Suvir Kaul traces the subversive contexts of Kashmiri poetry and its inherent political tensions and tragedies, while Ranjani Mazumdar depicts Bollywood cinema’s tryst with terror, conspiracy, and violence as the bridge between popular culture and entertainment in India today. Indian liberalism might have helped Dalits acquire self-esteem, in terms of some tangible assets, at the cost of self-respect, points out Gopal Guru, because Indian democracy exists in the shadow of the eternal truth of caste. In the pervasive resurgence of a religious Puritanism on the other hand, as Wendy Doniger argues, citing Burton’s translation of Kama Sutra , India has given rise to its own home-grown traditions of prudery in opposition to its history of sensuality and openness. There is a great lapse of memory in the fall of kama and the rise of karma .

Contradictions abound in the education sector: the IT services revolution has blinded the already befuddled policy makers in the process of transfer of learning. School and University systems have virtually closed themselves to a measure of science and technology at the expense of all other forms of knowledge. Sabyasachi Bhattacharya’s essay on Science Today and Ajit Balakrishnan’s India’s IT Industry , speak of the breakdown between science education and the demands of technology.

The rise of the IT industry could be even traced back to the 12{+t}{+h}century when the Persian mathematician Musa al-Khwarizmi’s book on Hindu numerals was translated and made available to the western world, however, its future success may lie in its ability to make the transition from being a mere provider of low-cost programming services.
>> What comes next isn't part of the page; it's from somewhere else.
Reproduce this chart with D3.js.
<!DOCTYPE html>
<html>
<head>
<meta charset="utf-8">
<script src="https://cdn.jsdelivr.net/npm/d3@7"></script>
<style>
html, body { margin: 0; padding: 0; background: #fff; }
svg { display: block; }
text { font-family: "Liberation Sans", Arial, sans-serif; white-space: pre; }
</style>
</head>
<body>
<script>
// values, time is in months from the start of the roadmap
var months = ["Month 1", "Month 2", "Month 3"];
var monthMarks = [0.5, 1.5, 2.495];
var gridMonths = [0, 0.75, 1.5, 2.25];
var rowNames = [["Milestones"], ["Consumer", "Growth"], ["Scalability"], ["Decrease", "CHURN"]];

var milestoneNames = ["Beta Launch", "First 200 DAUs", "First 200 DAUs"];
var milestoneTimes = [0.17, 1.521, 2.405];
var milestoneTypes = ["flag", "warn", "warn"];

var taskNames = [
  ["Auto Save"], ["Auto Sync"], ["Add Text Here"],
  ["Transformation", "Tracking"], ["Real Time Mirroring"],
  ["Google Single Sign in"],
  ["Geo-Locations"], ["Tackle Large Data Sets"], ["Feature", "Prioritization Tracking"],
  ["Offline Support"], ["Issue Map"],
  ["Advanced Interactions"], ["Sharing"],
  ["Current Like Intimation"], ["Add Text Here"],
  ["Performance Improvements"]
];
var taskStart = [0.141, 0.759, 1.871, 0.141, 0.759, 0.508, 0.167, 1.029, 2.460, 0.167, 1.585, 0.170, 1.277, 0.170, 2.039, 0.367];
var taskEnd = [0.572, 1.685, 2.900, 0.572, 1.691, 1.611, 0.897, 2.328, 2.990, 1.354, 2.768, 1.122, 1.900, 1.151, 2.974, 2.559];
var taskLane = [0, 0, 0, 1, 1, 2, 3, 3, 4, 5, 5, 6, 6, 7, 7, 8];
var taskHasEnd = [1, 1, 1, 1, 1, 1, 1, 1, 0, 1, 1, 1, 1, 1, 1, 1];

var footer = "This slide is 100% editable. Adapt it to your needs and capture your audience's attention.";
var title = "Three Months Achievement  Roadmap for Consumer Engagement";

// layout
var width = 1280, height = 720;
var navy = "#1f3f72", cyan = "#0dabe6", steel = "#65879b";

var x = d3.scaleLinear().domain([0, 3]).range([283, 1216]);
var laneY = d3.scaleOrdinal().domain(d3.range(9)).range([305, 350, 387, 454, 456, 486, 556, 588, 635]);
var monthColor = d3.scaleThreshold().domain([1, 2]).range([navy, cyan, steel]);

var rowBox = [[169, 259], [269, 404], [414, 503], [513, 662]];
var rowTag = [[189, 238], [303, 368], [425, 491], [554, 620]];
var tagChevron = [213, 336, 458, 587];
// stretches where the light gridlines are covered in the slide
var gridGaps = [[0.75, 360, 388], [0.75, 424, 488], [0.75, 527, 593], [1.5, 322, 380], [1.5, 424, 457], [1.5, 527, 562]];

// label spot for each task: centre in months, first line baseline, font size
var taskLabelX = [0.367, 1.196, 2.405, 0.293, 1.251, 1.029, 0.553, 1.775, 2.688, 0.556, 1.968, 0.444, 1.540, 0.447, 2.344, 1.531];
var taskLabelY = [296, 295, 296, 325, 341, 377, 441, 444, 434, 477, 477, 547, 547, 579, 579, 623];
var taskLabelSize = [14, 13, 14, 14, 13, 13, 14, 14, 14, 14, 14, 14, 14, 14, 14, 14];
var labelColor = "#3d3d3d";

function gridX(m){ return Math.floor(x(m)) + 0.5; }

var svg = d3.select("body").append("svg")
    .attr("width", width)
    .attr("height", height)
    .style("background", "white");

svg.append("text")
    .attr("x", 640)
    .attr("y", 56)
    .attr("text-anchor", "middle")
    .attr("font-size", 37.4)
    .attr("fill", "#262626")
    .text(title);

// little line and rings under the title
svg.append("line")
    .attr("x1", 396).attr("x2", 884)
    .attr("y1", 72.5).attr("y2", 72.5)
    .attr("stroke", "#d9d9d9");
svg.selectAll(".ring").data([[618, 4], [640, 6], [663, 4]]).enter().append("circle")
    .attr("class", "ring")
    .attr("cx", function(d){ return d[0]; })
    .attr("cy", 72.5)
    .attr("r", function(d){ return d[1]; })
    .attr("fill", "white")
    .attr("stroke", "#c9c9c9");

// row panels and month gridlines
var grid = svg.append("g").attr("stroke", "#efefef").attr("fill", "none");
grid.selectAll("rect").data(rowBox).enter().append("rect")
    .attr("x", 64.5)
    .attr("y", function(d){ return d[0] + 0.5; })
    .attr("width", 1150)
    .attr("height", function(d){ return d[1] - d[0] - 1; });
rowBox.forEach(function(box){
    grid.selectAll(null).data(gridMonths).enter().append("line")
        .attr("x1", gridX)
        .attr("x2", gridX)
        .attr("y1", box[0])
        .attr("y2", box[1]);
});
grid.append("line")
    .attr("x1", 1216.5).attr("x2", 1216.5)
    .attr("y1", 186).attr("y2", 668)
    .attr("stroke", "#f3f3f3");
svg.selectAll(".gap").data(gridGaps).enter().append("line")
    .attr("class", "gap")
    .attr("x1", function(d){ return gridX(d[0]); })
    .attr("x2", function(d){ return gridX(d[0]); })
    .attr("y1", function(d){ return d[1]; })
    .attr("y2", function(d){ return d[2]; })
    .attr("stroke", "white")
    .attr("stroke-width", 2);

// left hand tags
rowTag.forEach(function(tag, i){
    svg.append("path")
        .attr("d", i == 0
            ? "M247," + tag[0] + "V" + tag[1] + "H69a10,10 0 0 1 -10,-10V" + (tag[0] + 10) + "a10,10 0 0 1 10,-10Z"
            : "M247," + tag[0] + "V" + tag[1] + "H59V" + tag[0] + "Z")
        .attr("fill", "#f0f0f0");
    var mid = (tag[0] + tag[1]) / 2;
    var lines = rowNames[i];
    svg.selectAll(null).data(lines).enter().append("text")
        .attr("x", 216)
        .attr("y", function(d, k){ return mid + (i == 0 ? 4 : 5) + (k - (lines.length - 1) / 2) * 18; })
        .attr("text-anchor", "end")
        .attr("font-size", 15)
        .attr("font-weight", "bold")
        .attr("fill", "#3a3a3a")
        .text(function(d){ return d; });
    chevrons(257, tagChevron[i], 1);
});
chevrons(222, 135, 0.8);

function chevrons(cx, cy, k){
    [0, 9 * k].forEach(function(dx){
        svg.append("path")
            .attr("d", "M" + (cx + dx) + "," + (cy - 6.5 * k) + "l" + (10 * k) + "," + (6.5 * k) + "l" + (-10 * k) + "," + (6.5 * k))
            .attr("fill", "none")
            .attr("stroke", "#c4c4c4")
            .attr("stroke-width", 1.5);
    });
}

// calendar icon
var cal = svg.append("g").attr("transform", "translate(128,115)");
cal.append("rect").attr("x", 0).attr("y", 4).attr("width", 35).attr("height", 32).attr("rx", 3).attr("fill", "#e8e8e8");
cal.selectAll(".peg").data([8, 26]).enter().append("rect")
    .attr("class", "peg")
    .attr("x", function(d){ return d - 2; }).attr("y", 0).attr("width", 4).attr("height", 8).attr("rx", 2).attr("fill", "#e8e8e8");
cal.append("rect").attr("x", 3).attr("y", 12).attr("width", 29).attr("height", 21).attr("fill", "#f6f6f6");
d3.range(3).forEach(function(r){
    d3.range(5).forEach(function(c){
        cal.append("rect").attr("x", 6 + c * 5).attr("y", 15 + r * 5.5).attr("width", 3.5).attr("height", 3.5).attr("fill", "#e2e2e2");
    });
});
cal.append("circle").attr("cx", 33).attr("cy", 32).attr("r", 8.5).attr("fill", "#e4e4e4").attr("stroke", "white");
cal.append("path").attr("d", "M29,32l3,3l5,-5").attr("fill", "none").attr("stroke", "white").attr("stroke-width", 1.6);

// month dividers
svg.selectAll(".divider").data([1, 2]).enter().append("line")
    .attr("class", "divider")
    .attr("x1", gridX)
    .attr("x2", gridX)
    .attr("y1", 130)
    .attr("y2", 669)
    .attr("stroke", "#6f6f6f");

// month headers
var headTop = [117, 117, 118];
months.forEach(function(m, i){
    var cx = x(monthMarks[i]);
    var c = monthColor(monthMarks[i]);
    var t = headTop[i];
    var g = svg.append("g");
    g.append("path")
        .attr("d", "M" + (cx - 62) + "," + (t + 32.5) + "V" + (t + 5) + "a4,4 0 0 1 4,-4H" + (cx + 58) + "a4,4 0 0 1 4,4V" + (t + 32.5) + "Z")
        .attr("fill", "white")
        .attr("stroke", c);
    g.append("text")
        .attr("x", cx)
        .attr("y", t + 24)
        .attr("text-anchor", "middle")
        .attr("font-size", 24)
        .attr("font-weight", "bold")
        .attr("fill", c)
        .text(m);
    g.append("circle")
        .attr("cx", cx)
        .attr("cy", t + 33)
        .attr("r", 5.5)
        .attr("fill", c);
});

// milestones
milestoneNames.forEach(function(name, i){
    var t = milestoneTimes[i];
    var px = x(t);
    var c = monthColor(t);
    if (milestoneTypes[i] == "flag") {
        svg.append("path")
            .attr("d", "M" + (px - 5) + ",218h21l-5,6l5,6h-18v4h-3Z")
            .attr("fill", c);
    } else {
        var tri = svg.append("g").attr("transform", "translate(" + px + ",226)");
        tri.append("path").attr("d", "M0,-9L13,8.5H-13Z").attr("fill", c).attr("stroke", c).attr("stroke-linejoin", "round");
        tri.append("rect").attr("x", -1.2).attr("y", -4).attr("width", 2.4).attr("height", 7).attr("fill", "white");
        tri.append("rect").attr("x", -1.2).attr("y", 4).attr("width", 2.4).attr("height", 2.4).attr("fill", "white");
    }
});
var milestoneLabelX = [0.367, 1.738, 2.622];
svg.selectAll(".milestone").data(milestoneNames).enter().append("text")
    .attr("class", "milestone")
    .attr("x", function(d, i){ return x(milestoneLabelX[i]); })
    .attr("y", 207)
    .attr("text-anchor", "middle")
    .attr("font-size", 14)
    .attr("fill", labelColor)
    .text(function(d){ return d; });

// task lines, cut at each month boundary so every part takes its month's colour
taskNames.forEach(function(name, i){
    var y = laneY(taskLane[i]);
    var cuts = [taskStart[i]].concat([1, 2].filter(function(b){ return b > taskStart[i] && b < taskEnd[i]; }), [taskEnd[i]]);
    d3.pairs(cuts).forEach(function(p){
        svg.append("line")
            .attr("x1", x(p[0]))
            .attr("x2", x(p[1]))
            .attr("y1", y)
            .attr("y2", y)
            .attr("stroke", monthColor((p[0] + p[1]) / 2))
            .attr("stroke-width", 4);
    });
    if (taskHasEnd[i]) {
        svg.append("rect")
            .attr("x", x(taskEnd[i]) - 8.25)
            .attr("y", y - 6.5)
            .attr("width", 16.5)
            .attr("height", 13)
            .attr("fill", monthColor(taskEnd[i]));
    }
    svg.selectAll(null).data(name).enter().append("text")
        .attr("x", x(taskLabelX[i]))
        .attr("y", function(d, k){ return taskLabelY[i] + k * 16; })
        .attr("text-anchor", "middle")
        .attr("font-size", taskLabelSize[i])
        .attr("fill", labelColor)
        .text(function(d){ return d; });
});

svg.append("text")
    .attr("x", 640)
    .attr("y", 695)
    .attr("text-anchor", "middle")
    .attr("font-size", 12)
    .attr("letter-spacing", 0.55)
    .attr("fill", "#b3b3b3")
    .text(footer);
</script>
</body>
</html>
What is similarly called for is a committed workforce capable of teaching in high-quality higher educational institutions: for knowledge is best acquired where knowledge is created, not only for those who receive it but also for those who create it. We need to rethink with policy administrators in terms of extending quality education rather than allowing educational plans to peter out as mere “strategies for university buildings and not for building universities” (Mehta 2008, Pollock)

Growth & equity

Appadurai has paraphrased Tolstoy thus: “in a world of multiple modernities every modern society is unhappy in its own way.” Indian cultural resources run deep in history and the haste and waste of modernisation has posed its own issues. By way of offering a solace in view of all these crises Appadurai sums up: “we need to search our own hearts and minds to rethink the relationships between wealth and inclusion, growth and equity, success for some and survival for all.” This is the collective task of criticism, debate, and social reconstruction possible only in a genuine public sphere where all voices are heard — more so the dissenting ones.

Disinheriting its own memory but powered by the market and technology, India thus is on the highways of globalising development. Despite internationally celebrated economic growth rates, its illiteracy and infant mortality rates, food security, and the gap between rich and poor continue to remain at unhealthily high levels. While more and more magnificent highways are charted out over the heart of this ancient land and super-fast vehicles fly like wind over newly tarred surface between metros brightened by colossal hoardings on either side, the common man and woman wait gingerly hidden behind the commercial hoardings for the mystery of a super-transformation. This volume of essays is bound to be of immense interest to anyone concerned with the future and present of a nation that has almost disinherited its memory and is currently struggling at the threshold of emergent new registers. Michael Foucault drew a distinction between universal intellectuals, concerned with larger issues, and specific intellectuals involved with small-scale issues in particular sectors of society. However distinct each might sound there is a fractal relationship between them: this is true of this volume as well. Each essay in its characteristic way focuses on grass-root issues and leads on to discussions in a broader spectrum.